Game-ready topology for organic characters

I think I've asked a question like this before, but I'm always seeking further clarity on this.

The game-ready topology videos CG Cookie have done are on a rock, level assets and a robot, which is all good stuff, but they're all hard surface and don't deform with animation. I'm still curious as to how liberal you're allowed to be with triangles on say, a human character for a video game, or how you're meant to integrate properly triangles for armature deformation. From what I understand, triangles are actually encouraged in certain deforming areas, provided they're set up correctly.
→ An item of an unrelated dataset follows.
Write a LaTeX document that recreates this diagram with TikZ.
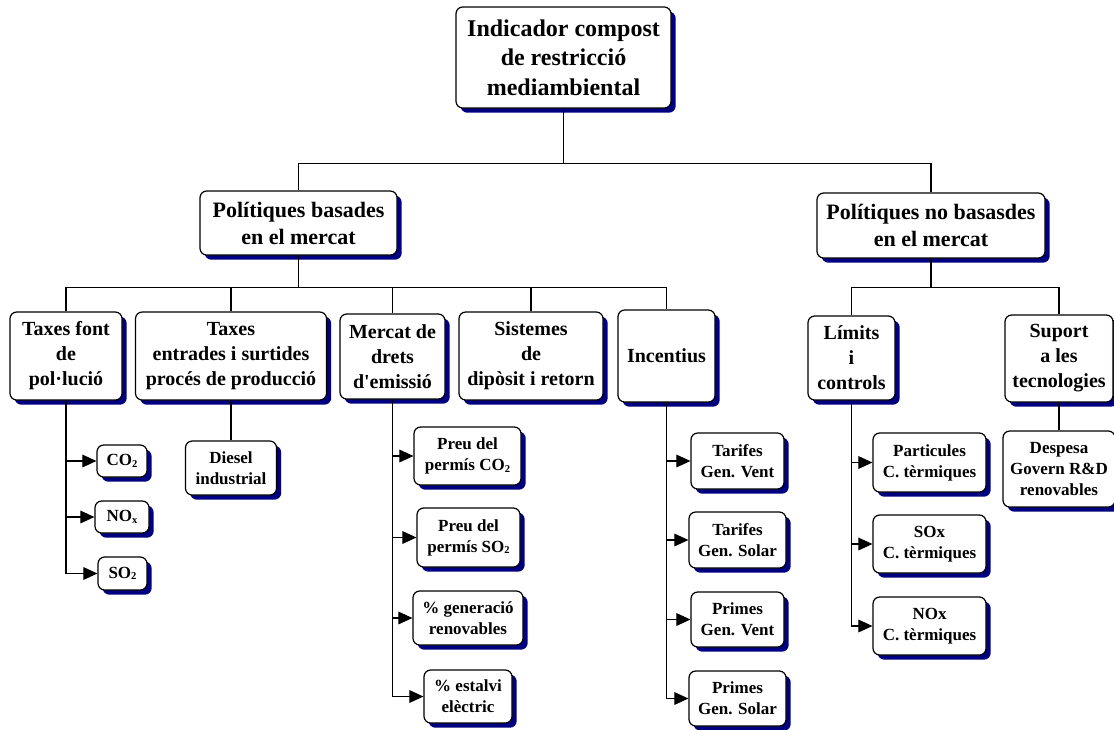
\documentclass[tikz,border=0pt]{standalone}
\usepackage{fontspec}
\setmainfont{Liberation Serif}
\usepackage{tikz}
\usetikzlibrary{arrows.meta,shadows}
\definecolor{shadownavy}{RGB}{0,0,128}
\newcommand{\chemsub}[1]{\raisebox{-0.2ex}{\scalebox{0.62}{#1}}}
\newcommand{\px}{0.75pt}

\begin{document}
\begin{tikzpicture}[x=0.75pt,y=-0.75pt,>={Triangle[length=10.5pt,width=9.5pt]},line width=0.8pt,
box/.style={draw,fill=white,rounded corners=5pt,align=center,inner sep=0pt,line width=0.9pt,
  general shadow={fill=shadownavy,shadow xshift=3.5pt,shadow yshift=-3.5pt}},
lvA/.style={box,font=\bfseries\fontsize{18}{22}\selectfont},
lvB/.style={box,font=\bfseries\fontsize{16.5}{20.25}\selectfont},
lvC/.style={box,font=\bfseries\fontsize{15}{18.75}\selectfont},
lvD/.style={box,font=\bfseries\fontsize{12.75}{15.75}\selectfont}]
\useasboundingbox (0,0) rectangle (1114,729);
\node[lvA,minimum width=215*\px,minimum height=101*\px](root) at (563.5,57.5){Indicador compost\\de restricció\\mediambiental};
\node[lvB,minimum width=197*\px,minimum height=64*\px](mkt) at (298.5,223){Polítiques basades\\en el mercat};
\node[lvB,minimum width=228*\px,minimum height=65*\px](nomkt) at (931,225.5){Polítiques no basasdes\\en el mercat};
\node[lvC,minimum width=112*\px,minimum height=88*\px](fonts) at (66,356){Taxes font\\de\\pol·lució};
\node[lvC,minimum width=191*\px,minimum height=88*\px](entrades) at (231,356){Taxes\\entrades i surtides\\procés de producció};
\node[lvC,minimum width=105*\px,minimum height=85*\px](drets) at (392.5,356.5){Mercat de\\drets\\d\textquotesingle emissió};
\node[lvC,minimum width=144*\px,minimum height=88*\px](diposit) at (531,356){Sistemes\\de\\dipòsit i retorn};
\node[lvC,minimum width=97*\px,minimum height=92*\px](incent) at (666.5,356){Incentius};
\node[lvC,minimum width=87*\px,minimum height=84*\px](limits) at (851.5,358){Límits\\i\\controls};
\node[lvC,minimum width=108*\px,minimum height=87*\px](suport) at (1059,358.5){Suport\\a les\\tecnologies};
\node[lvD,minimum width=50*\px,minimum height=32*\px](co2) at (122,461){CO\chemsub{2}};
\node[lvD,minimum width=54*\px,minimum height=32*\px](nox) at (122,517){NO\chemsub{x}};
\node[lvD,minimum width=49*\px,minimum height=33*\px](so2) at (122.5,573.5){SO\chemsub{2}};
\node[lvD,minimum width=91*\px,minimum height=54*\px](diesel) at (231,468){Diesel\\industrial};
\node[lvD,minimum width=107*\px,minimum height=58*\px](pco2) at (467.5,456){Preu del\\permís CO\chemsub{2}};
\node[lvD,minimum width=103*\px,minimum height=59*\px](pso2) at (468.5,537.5){Preu del\\permís SO\chemsub{2}};
\node[lvD,minimum width=110*\px,minimum height=54*\px](genren) at (468,618){\% generació\\renovables};
\node[lvD,minimum width=88*\px,minimum height=53*\px](estalvi) at (468,696.5){\% estalvi\\elèctric};
\node[lvD,minimum width=93*\px,minimum height=56*\px](tvent) at (737.5,461){Tarifes\\Gen. Vent};
\node[lvD,minimum width=97*\px,minimum height=56*\px](tsolar) at (737.5,540){Tarifes\\Gen. Solar};
\node[lvD,minimum width=93*\px,minimum height=55*\px](pvent) at (737.5,619.5){Primes\\Gen. Vent};
\node[lvD,minimum width=97*\px,minimum height=55*\px](psolar) at (737.5,698.5){Primes\\Gen. Solar};
\node[lvD,minimum width=113*\px,minimum height=59*\px](partic) at (929.5,462.5){Particules\\C. tèrmiques};
\node[lvD,minimum width=113*\px,minimum height=58*\px](soxct) at (929.5,544){SOx\\C. tèrmiques};
\node[lvD,minimum width=113*\px,minimum height=58*\px](noxct) at (929.5,626){NOx\\C. tèrmiques};
\node[lvD,minimum width=112*\px,minimum height=76*\px](despesa) at (1059,469){Despesa\\Govern R\&D\\renovables};
\draw(root.south)--++(0,55)-|(mkt.north);
\draw(root.south)--++(0,55)-|(nomkt.north);
\foreach \c in {fonts,entrades,drets,diposit,incent}
  \draw(mkt.south)--++(0,32)-|(\c.north);
\foreach \c in {limits,suport}
  \draw(nomkt.south)--++(0,29)-|(\c.north);
\draw(entrades)--(diesel);
\draw(suport)--(despesa);
\foreach \c in {co2,nox,so2}
  \draw[->](fonts.south)|-(\c);
\foreach \c in {pco2,pso2,genren,estalvi}
  \draw[->](drets.south)|-(\c);
\foreach \c in {tvent,tsolar,pvent,psolar}
  \draw[->](incent.south)|-(\c);
\foreach \c in {partic,soxct,noxct}
  \draw[->](limits.south)|-(\c);
\end{tikzpicture}
\end{document}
I even found a 2015 tutorial by @jlampel on his youtube channel talking about exactly this:

https://www.youtube.com/watch?v=ON3gsB5AxII

So to sum up: if I sculpt a game character, upon reaching the retopology stage, should I still be modeling mostly with all quads? Where would triangles typically be acceptable on a biped model?

Extending further from that, this is kind of unrelated to my initial question, but where do normal maps come in for characters? Obviously the beveling method for the gun course wouldn't apply here because it's an organic model, so you'd use a sculpt. I thought dyntopo-sculpted models weren't fit for normal maps because of the messy geometry, but I'm watching the Wrangler sculpt course, and @theluthier said the sculpt would be used for a normal map. I always thought the idea was to retopologize a high poly retopo, then maybe apply a multires or 4 for some high-frequency non-dyntopo sculpting then bake that onto the game-ready retopo?

Could these things be covered in future courses?

  • Jonathan Lampel replied

    Hey John, good questions! Retopologizing that wrangler character is pretty high on my to-do list, so that course will hopefully cover all of those topics. In the meantime, I'd recommend sticking with all quads for the most part but using triangles in sharp pointy areas (his beard), and on the concave part of the joints as seen in that video. 

    I always thought the idea was to retopologize a high poly retopo, then maybe apply a multires or 4 for some high-frequency non-dyntopo sculpting then bake that onto the game-ready retopo?

    I haven't taken too close of a look at the character yet, but that very well may be what we end up doing since, like you mentioned, sculpts are a bit rough. 

  • Armin Takacs-Kenessey(mano986) replied

    Hi! My question would be kinda the same, since we are lacking a full session of game-ready organic character tutorial. I'd need help only with the steps. I'm done with the sculpting part (4.3 M tris), now I'm finishing the high-poly retopo (with lvl2 subsurf around 400K tris). Is it important for nice clean maps to bake? Or can i get nice results from the sculpt as well?

    Thank you for replies, and pardon my English.

  • Jonathan Lampel replied


    mmano986 You can get decent results from the sculpt if you take a ton of time to polish it up, but often I find I get much better normal maps if I do a high poly retopo first, or if I am sculpting via multiresolution modifier on a model that already has good base topology. A good workflow for me is dynamic topology sculpt for the general forms -> retopology and high res detail sculpt using multiresolution -> game res topology and bake.